By 2050, offshore wind will reshape our national economy

Over the next decade, wind farms that will produce 1,600 MW — more than 10 percent of the electrical power Massachusetts’ now uses — will be built off the coast of Martha’s Vineyard.
That is a lot of power, of course, but it is just the beginning. The U.S. departments of Energy and the Interior estimate that 86,000 MW of wind power can be developed off the Atlantic and Pacific coasts by 2050. You’ve probably heard someone say that the waters off Martha’s Vineyard make the Bay State “the Saudi Arabia of wind’ because they produce some of the planet’s strongest and most reliable winds located in close proximity to big coastal population centers that run north from Washington, D.C., to New England.
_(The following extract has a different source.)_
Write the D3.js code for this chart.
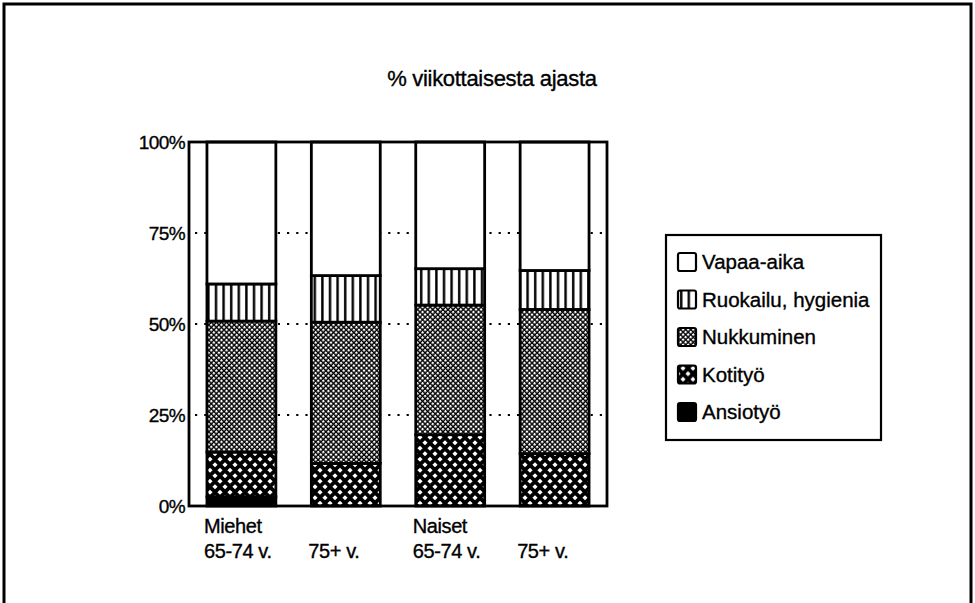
<!DOCTYPE html>
<html>
<head>
<meta charset="utf-8">
<script src="https://cdn.jsdelivr.net/npm/d3@7"></script>
<style>
  body { margin: 0; background: #fff; }
  text { font-family: "Liberation Sans", Arial, sans-serif; fill: #000; stroke: #000; stroke-width: 0.35px; }
</style>
</head>
<body>
<div id="chart"></div>
<script>
// Data (% of weekly time)
const groups = ["Miehet 65-74", "Miehet 75+", "Naiset 65-74", "Naiset 75+"];
const labelTop = ["Miehet", "", "Naiset", ""];
const labelBottom = ["65-74 v.", "75+ v.", "65-74 v.", "75+ v."];
const series = ["Ansiotyö", "Kotityö", "Nukkuminen", "Ruokailu, hygienia", "Vapaa-aika"];
const ansiotyo = [2.5, 0, 0, 0];
const kotityo = [12.3, 11.7, 19.6, 14.4];
const nukkuminen = [36.0, 38.8, 35.6, 39.6];
const ruokailu = [10.2, 12.8, 10.0, 10.7];
const vapaaaika = [39.0, 36.7, 34.8, 35.3];
const yTicks = [0, 25, 50, 75, 100];

const width = 975, height = 603;
const plot = { left: 189, right: 607, top: 142, bottom: 506 };

const svg = d3.select("#chart")
    .append("svg")
    .attr("width", width)
    .attr("height", height);

// Fill patterns
const defs = svg.append("defs");

const stripes = defs.append("pattern")
    .attr("id", "p-ruoka").attr("patternUnits", "userSpaceOnUse")
    .attr("width", 7.6).attr("height", 10);
stripes.append("rect").attr("width", 7.6).attr("height", 10).attr("fill", "#fff");
stripes.append("rect").attr("x", 2).attr("width", 2.4).attr("height", 10).attr("fill", "#000");

// small white diamonds on black -> dark grey texture
const fine = defs.append("pattern")
    .attr("id", "p-nukku").attr("patternUnits", "userSpaceOnUse")
    .attr("width", 3.6).attr("height", 3.6)
    .attr("patternTransform", "rotate(45)");
fine.append("rect").attr("width", 3.6).attr("height", 3.6).attr("fill", "#000");
fine.append("rect").attr("width", 2.2).attr("height", 2.2).attr("fill", "#fff");

const diamonds = defs.append("pattern")
    .attr("id", "p-koti").attr("patternUnits", "userSpaceOnUse")
    .attr("width", 10).attr("height", 11);
diamonds.append("rect").attr("width", 10).attr("height", 11).attr("fill", "#000");
const diamond = (cx, cy, r) => `M${cx},${cy - r}L${cx + r},${cy}L${cx},${cy + r}L${cx - r},${cy}Z`;
[[5, 2.75], [0, 8.25], [10, 8.25]].forEach(([cx, cy]) => {
    diamonds.append("path").attr("d", diamond(cx, cy, 2.6)).attr("fill", "#fff");
});

const fills = {
    "Ansiotyö": "#000",
    "Kotityö": "url(#p-koti)",
    "Nukkuminen": "url(#p-nukku)",
    "Ruokailu, hygienia": "url(#p-ruoka)",
    "Vapaa-aika": "#fff"
};

// Outer frame
svg.append("rect")
    .attr("x", 4).attr("y", 4)
    .attr("width", 967).attr("height", 640)
    .attr("fill", "none").attr("stroke", "#000").attr("stroke-width", 3);

// Title
svg.append("text")
    .attr("x", 492).attr("y", 86)
    .attr("text-anchor", "middle")
    .style("font-size", "22px")
    .style("letter-spacing", "-0.3px")
    .text("% viikottaisesta ajasta");

// Scales
const x = d3.scaleBand()
    .domain(groups)
    .range([plot.left, plot.right])
    .paddingInner(0.34)
    .paddingOuter(0.172);

const y = d3.scaleLinear()
    .domain([0, 100])
    .range([plot.bottom, plot.top]);

// Dotted gridlines (drawn under the bars)
svg.append("g")
    .selectAll("line")
    .data(yTicks.filter(t => t > 0 && t < 100))
    .enter()
    .append("line")
    .attr("x1", plot.left + 6).attr("x2", plot.right)
    .attr("y1", d => y(d)).attr("y2", d => y(d))
    .attr("stroke", "#000")
    .attr("stroke-width", 2.2)
    .attr("stroke-dasharray", "2.2,7");

// Stacked bars
const rows = groups.map((g, i) => ({
    group: g,
    "Ansiotyö": ansiotyo[i],
    "Kotityö": kotityo[i],
    "Nukkuminen": nukkuminen[i],
    "Ruokailu, hygienia": ruokailu[i],
    "Vapaa-aika": vapaaaika[i]
}));
const stacked = d3.stack().keys(series)(rows);

svg.append("g")
    .selectAll("g")
    .data(stacked)
    .enter()
    .append("g")
    .attr("fill", d => fills[d.key])
    .selectAll("rect")
    .data(d => d.filter(s => s[1] - s[0] > 0))
    .enter()
    .append("rect")
    .attr("x", d => x(d.data.group))
    .attr("width", x.bandwidth())
    .attr("y", d => y(d[1]))
    .attr("height", d => y(d[0]) - y(d[1]))
    .attr("stroke", "#000")
    .attr("stroke-width", 2.8);

// Plot frame
svg.append("rect")
    .attr("x", plot.left).attr("y", plot.top)
    .attr("width", plot.right - plot.left)
    .attr("height", plot.bottom - plot.top)
    .attr("fill", "none")
    .attr("stroke", "#000")
    .attr("stroke-width", 2.8);

// Y axis labels
svg.append("g")
    .selectAll("text")
    .data(yTicks)
    .enter()
    .append("text")
    .attr("x", plot.left - 4)
    .attr("y", d => y(d) + 7)
    .attr("text-anchor", "end")
    .style("font-size", "19px")
    .style("letter-spacing", "-0.6px")
    .text(d => d + "%");

// X axis labels
const xl = svg.append("g");
xl.selectAll("text.top")
    .data(groups)
    .enter()
    .append("text")
    .attr("class", "top")
    .attr("x", d => x(d) - 3)
    .attr("y", 533)
    .style("font-size", "20px")
    .style("letter-spacing", "-0.4px")
    .text((d, i) => labelTop[i]);
xl.selectAll("text.bottom")
    .data(groups)
    .enter()
    .append("text")
    .attr("class", "bottom")
    .attr("x", d => x(d) - 3)
    .attr("y", 558)
    .style("font-size", "20px")
    .style("letter-spacing", "-0.4px")
    .text((d, i) => labelBottom[i]);

// Legend
const legend = svg.append("g");
legend.append("rect")
    .attr("x", 666).attr("y", 235)
    .attr("width", 215).attr("height", 205)
    .attr("fill", "#fff")
    .attr("stroke", "#000")
    .attr("stroke-width", 2.2);

const legendItems = series.slice().reverse();
const item = legend.selectAll("g.item")
    .data(legendItems)
    .enter()
    .append("g")
    .attr("class", "item")
    .attr("transform", (d, i) => `translate(678,${253 + i * 37.5})`);

item.append("rect")
    .attr("width", 18).attr("height", 18)
    .attr("rx", 2)
    .attr("fill", d => fills[d])
    .attr("stroke", "#000")
    .attr("stroke-width", 2.2);

item.append("text")
    .attr("x", 24)
    .attr("y", 16)
    .style("font-size", "20.5px")
    .text(d => d);
</script>
</body>
</html>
Harvesting that much wind power — that’s more than 50 times the amount that will produced at the three leased sites off the Vineyard — will depend on a lot of things:
— prices will need to continue to come down, as they are predicted to do over the next decade.  A study by the University of Delaware Special Initiative on Offshore Wind estimated the cost of offshore wind power could fall as much as 55 percent over the next decade due to improvements in technology and increased production efficiency.
— creation of a workforce with the training and skills to assemble, maintain and operate 200 or more turbines that will be built and installed on the three sites leased Bureau of Ocean Management to Deepwater Wind (which recently installed a 30 MW wind farm off Block Island), DONG Energy and Offshore Wind MW.
— a fluid project review and approval process that will enable developers to take best advantage of improved technology and data to reduce costs, ensure safety, and protect the marine environment.
But in the end, Massachusetts, New England and the entire country will benefit from the installation of clean, affordable, renewable wind power that will help us reduce greenhouse gases that have led to warming temperatures and rising sea levels, while creating a new industry that will help transform the economies of industrial port cities like New Bedford.